Review copy provided by Tor Books.

Translation by Joel Martinsen. I note this because I felt that Ken Liu walked a very fine line between keeping the Chinese feel of the text in the first volume of this series, The Three-Body Problem, and rendering it in smooth English, and he did it carefully and well. While that is still true, I want to say that I think Joel Martinsen did equally good work with the same hard job. Regular readers know that I am a giant translation nerrrrrrd, so kudos Martinsen hurrah. I wrote this review before I knew that The Three-Body Problem and Thomas Olde Heuvelt’s “The Day the World Turned Upside Down” won the only Hugos given for written fiction this year. It is a great time for works in translation to English, and I hope we see even more.

I had to steel myself to read The Dark Forest, not because I expected it to be bad, but because I did not expect it to be, well, cheerful. And it is not. Most of humanity continues to freak out at the impending aliens and at each other. (Note: you could probably pick it up without the prior volume, but I really recommend starting at the beginning.) While this installment lacks the Cultural Revolution, look, folks, he went and put “DARK” right there in the title, and he went and made up a future historical event that makes the Cultural Revolution look like a cotillion and ice cream social.

So what I’m saying is that this is a book that is more interesting than pleasant to read.

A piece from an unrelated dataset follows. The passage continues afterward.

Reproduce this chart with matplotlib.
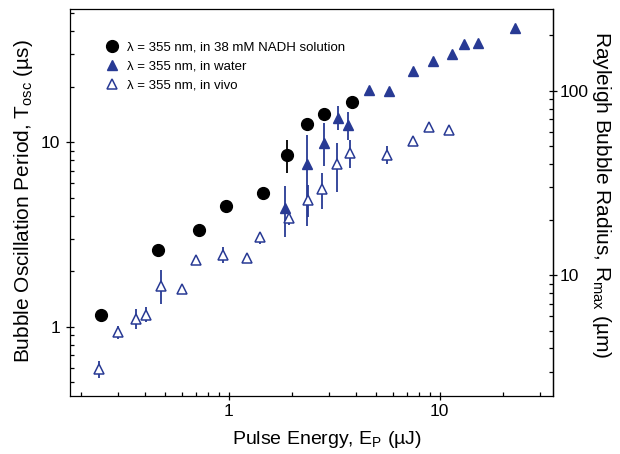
import numpy as np
import matplotlib
matplotlib.use('Agg')
import matplotlib.pyplot as plt
from matplotlib.ticker import FixedLocator, NullFormatter, FuncFormatter

plt.rcParams['font.family'] = ['Liberation Sans', 'DejaVu Sans']
plt.rcParams['mathtext.fontset'] = 'custom'
plt.rcParams['mathtext.rm'] = 'Liberation Sans'
plt.rcParams['mathtext.it'] = 'Liberation Sans:italic'

BLUE = '#283a94'

# NADH solution (black circles)
nadh_e = [0.248, 0.464, 0.724, 0.969, 1.46, 1.90, 2.35, 2.83, 3.83]
nadh_t = [1.15, 2.60, 3.34, 4.50, 5.29, 8.57, 12.5, 14.2, 16.5]
nadh_lo = [np.nan] * 5 + [6.82] + [np.nan] * 3
nadh_hi = [np.nan] * 5 + [10.3] + [np.nan] * 3

# water (filled triangles)
water_e = [1.86, 2.36, 2.83, 3.31, 3.69, 4.64, 5.74, 7.51, 9.30, 11.4, 13.1, 15.3, 22.7]
water_t = [4.39, 7.60, 9.88, 13.6, 12.4, 19.2, 19.0, 24.4, 27.5, 30.1, 34.0, 34.4, 41.7]
water_lo = [3.08, 3.51, 7.39, 11.7, 10.3] + [np.nan] * 8
water_hi = [5.80, 10.9, 12.7, 15.7, 14.6] + [np.nan] * 8

# in vivo (open triangles)
vivo_e = [0.243, 0.300, 0.363, 0.408, 0.477, 0.601, 0.698, 0.941, 1.22, 1.41,
          1.93, 2.38, 2.78, 3.27, 3.76, 5.62, 7.47, 8.88, 11.1]
vivo_t = [0.587, 0.932, 1.105, 1.161, 1.668, 1.60, 2.30, 2.45, 2.37, 3.05,
          3.87, 4.86, 5.58, 7.63, 8.71, 8.53, 10.2, 12.1, 11.7]
vivo_lo = [0.529, 0.855, 0.968, 1.056, 1.33, np.nan, np.nan, 2.21, np.nan, 2.81,
           3.55, 3.95, 4.33, 5.40, 7.24, 7.60, np.nan, 11.5, np.nan]
vivo_hi = [0.652, 1.009, 1.252, 1.284, 2.02, np.nan, np.nan, 2.72, np.nan, 3.28,
           4.20, 5.87, 6.84, 9.87, 10.3, 9.54, np.nan, 12.6, np.nan]

# tick values
x_major = [1, 10]
x_minor = [0.2, 0.3, 0.4, 0.5, 0.6, 0.7, 0.8, 0.9,
           2, 3, 4, 5, 6, 7, 8, 9, 20, 30]
y_major = [1, 10]
y_minor = [0.5, 0.6, 0.7, 0.8, 0.9, 2, 3, 4, 5, 6, 7, 8, 9, 20, 30, 40, 50]
r_major = [10, 100]
r_minor = [3, 4, 5, 6, 7, 8, 9, 20, 30, 40, 50, 60, 70, 80, 90, 200]

# Rayleigh radius (um) per oscillation period (us)
R_PER_T = 5.25


def draw_errors(ax, e, t, lo, hi, color):
    e, t, lo, hi = map(np.asarray, (e, t, lo, hi))
    m = ~np.isnan(lo)
    ax.errorbar(e[m], t[m], yerr=[t[m] - lo[m], hi[m] - t[m]], fmt='none',
                ecolor=color, elinewidth=1.3, capsize=0, zorder=2)


fig = plt.figure(figsize=(6.2, 4.54), dpi=100)
ax = fig.add_axes([0.1129, 0.1278, 0.7790, 0.8517])

draw_errors(ax, nadh_e, nadh_t, nadh_lo, nadh_hi, 'black')
draw_errors(ax, water_e, water_t, water_lo, water_hi, BLUE)
draw_errors(ax, vivo_e, vivo_t, vivo_lo, vivo_hi, BLUE)

ax.plot(nadh_e, nadh_t, 'o', color='black', ms=8.5, ls='none', zorder=3,
        label='λ = 355 nm, in 38 mM NADH solution')
ax.plot(water_e, water_t, '^', color=BLUE, ms=7, ls='none', zorder=3,
        label='λ = 355 nm, in water')
ax.plot(vivo_e, vivo_t, '^', mfc='white', mec=BLUE, mew=1.1, ms=7, ls='none',
        zorder=3, label='λ = 355 nm, in vivo')

ax.set_xscale('log')
ax.set_yscale('log')
ax.set_xlim(0.177, 34.5)
ax.set_ylim(0.421, 52.6)

plain = FuncFormatter(lambda v, p: f'{v:g}')
ax.xaxis.set_major_locator(FixedLocator(x_major))
ax.xaxis.set_minor_locator(FixedLocator(x_minor))
ax.yaxis.set_major_locator(FixedLocator(y_major))
ax.yaxis.set_minor_locator(FixedLocator(y_minor))
for axis in (ax.xaxis, ax.yaxis):
    axis.set_major_formatter(plain)
    axis.set_minor_formatter(NullFormatter())

ax.tick_params(which='major', direction='inout', length=6, width=0.9,
               labelsize=12.5, pad=3)
ax.tick_params(which='minor', direction='in', length=3, width=0.9)
ax.tick_params(axis='y', which='major', pad=4)
for s in ax.spines.values():
    s.set_linewidth(0.9)

ax2 = ax.secondary_yaxis('right', functions=(lambda t: t * R_PER_T,
                                             lambda r: r / R_PER_T))
ax2.set_yscale('log')
ax2.yaxis.set_major_locator(FixedLocator(r_major))
ax2.yaxis.set_minor_locator(FixedLocator(r_minor))
ax2.yaxis.set_major_formatter(plain)
ax2.yaxis.set_minor_formatter(NullFormatter())
ax2.tick_params(which='major', direction='inout', length=6, width=0.9,
                labelsize=12.5, pad=2)
ax2.tick_params(which='minor', direction='in', length=3, width=0.9)
ax2.spines['right'].set_linewidth(0.9)

ax.set_xlabel('Pulse Energy, E$_{\\rm P}$ (µJ)', fontsize=14, labelpad=7)
ax.set_ylabel('Bubble Oscillation Period, T$_{\\rm osc}$ (µs)', fontsize=15,
              labelpad=4)
ax2.set_ylabel('Rayleigh Bubble Radius, R$_{\\rm max}$ (µm)', fontsize=15,
               rotation=270, va='bottom', labelpad=0.5)
ax.xaxis.label.set_x(0.532)
ax.yaxis.label.set_y(0.505)
ax2.yaxis.label.set_y(0.52)

ax.legend(loc='upper left', bbox_to_anchor=(0.06, 0.93), frameon=False,
          fontsize=9.5, handletextpad=0.5, labelspacing=0.5, handlelength=1.2,
          borderaxespad=0)

fig.savefig('out.png', dpi=100)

Add to that the fact that while it has tons of East Asian influences, the major Western influences are Isaac Asimov and Arthur C. Clarke. That means psychohistory and alien artifacts, awesome! It also means tons of exposition, weirdly uneven pacing, and almost no women characters. And one of the largest roles a woman character plays is in and “ideal girl/dream girl” subplot, which would have been iffy enough if there were lots of interesting, full-fledged women characters. But there weren’t. There was, however, an incompetent beautiful waitress killer fembot. So hey, there’s that.

I do find it interesting where someone steeped and rooted in the Cultural Revolution–and before that, more happily, in Chinese classics–goes with their tale of humans freaking out and trying to cope–to varying degrees of success–with impending contact with an alien race. I’m very interested in where the third volume of this trilogy goes. I want to read more of this in particular, and of SF in translation from Chinese and from other languages in general. It’s just that sometimes the things that I want are a bit less fun and a bit more of a slog than I had hoped for. Well. Next book maybe.